The original purpose of clothespins is for hanging up clothes to dry on a line. But did you know that the simple little clothespins in either plastic or wood can be an inexpensive tool that provides heavy work for the hands? In addition to heavy work (proprioceptive input), clothespins can offer fine and gross motor input. Let’s explore the idea of using clothespins as a sensory tool in a variety of clothespin games.
Seated clothespin work has its place for providing opportunities for:
- finger strengthening,
- hand strengthening,
- motor planning,
- visual perceptual input, and
- fine motor work.
However, there are some days when heavy work for the hands simply is not enough to regulate a child. On these days, more traditional heavy work is in order to help calm or alert a child. So, how do you incorporate both hand strengthening and gross motor work in one activity? Get moving!
Clothespin Games: Hair Design
Set a box of clothespins at one end of a room and a “beauty station” with a seat, mirror and chair at the other.
Have your child run, hop, jump or otherwise move to the box to retrieve clothespins one-by-one, coming back to clip them to your hair making a fabulous hairstyle.
This can also be played as a team competition in the classroom. Divide players into teams and see which team can add the most clothespin clips to their teammate’s hair within a set amount of minutes. Expand on this idea and see which team can create the most original, craziest, most traditional or other ultimate hair design.

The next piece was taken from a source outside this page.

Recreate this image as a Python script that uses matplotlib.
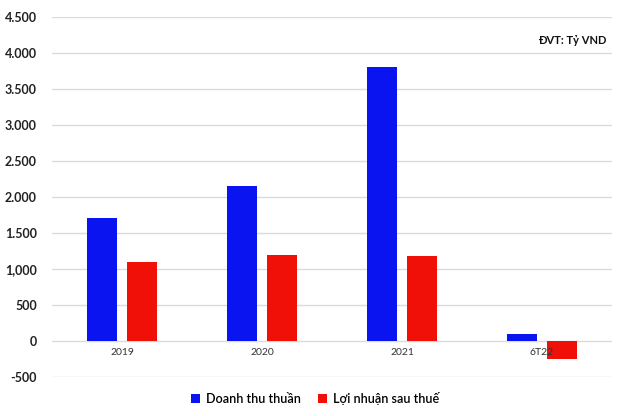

Clothespin Games: Clothing Challenge
Got a hallway or clear floor in your home or classroom?
Strew a good amount of clothespins over it.
Then ask children to pick them up and clip them to their clothing as quickly as possible. See how many they can clip to themselves in a given amount of time.
To add an auditory element to this, simply play music in a “freeze” game style.
To add extra challenge to the game, blindfold children.
Clothespin Games: Pinned Together Obstacle Course
Does your child love obstacle courses?
Here’s a twist: To add both vestibular, gross motor and proprioceptive elements into a clothespin activity, have two people pin themselves together using five to ten clothespins.
Then try to navigate an obstacle course together.
The object is to get through the course without causing the clothespins to fall off.
Clothespin Games: Tag
Need a party or recess game?
Offer children a handful of clothespins to pin anywhere on the outside of their clothing.
On “Go”, everyone tries to pull clothespins off of one another.
As soon as a clothespin is snatched, whoever stole it kneels down to attach it his or her clothing.
While kneeling, the child is “safe” from having clothespins taken.
On “stop”, whoever has the most clothespins attached wins.
Tips & Notes for Clothespin Games
Focusing on both gross and fine motor skills at once can be fun. However, it can also be extraordinarily challenging. Do not attempt the activities above until children are comfortable with seated clothespin activities. Additionally, watch for signs of fatigue and frustration when playing these games, adapting or halting activities accordingly.
Light, wooden clothespins are often easier to manipulate than plastic ones, but plastic ones can stay on clothing better. Considering your child’s needs. Choose clothespins for use in activities accordingly based on ease of manipulation vs. challenge.
Be aware that some children may need to begin clothespin activities by using fingers from both hands to attach and remove clothespins from objects before gaining the strength and coordination to do so with a single hand. Adapt activities accordingly to allow for this. Add in head starts or extra time for children who need it when playing competitive games. Or consider simply making the games cooperative in which children work as a group to meet an objective.
Some children have difficulty knowing where to place the pads of their thumbs and index fingers in order to manipulate clothespins. Drawing colored circles on the clothespin, or putting stickers with a theme that interests a particular child, exactly where the thumb and index finger pads should go can help with this. In fact, having a child color these dots or place these stickers can be a great fine motor preparation activity prior to any of the above gross motor games.
Many traditional gross motor activities can be easily adapted to include fine motor clothespin work. What other ones can you think of?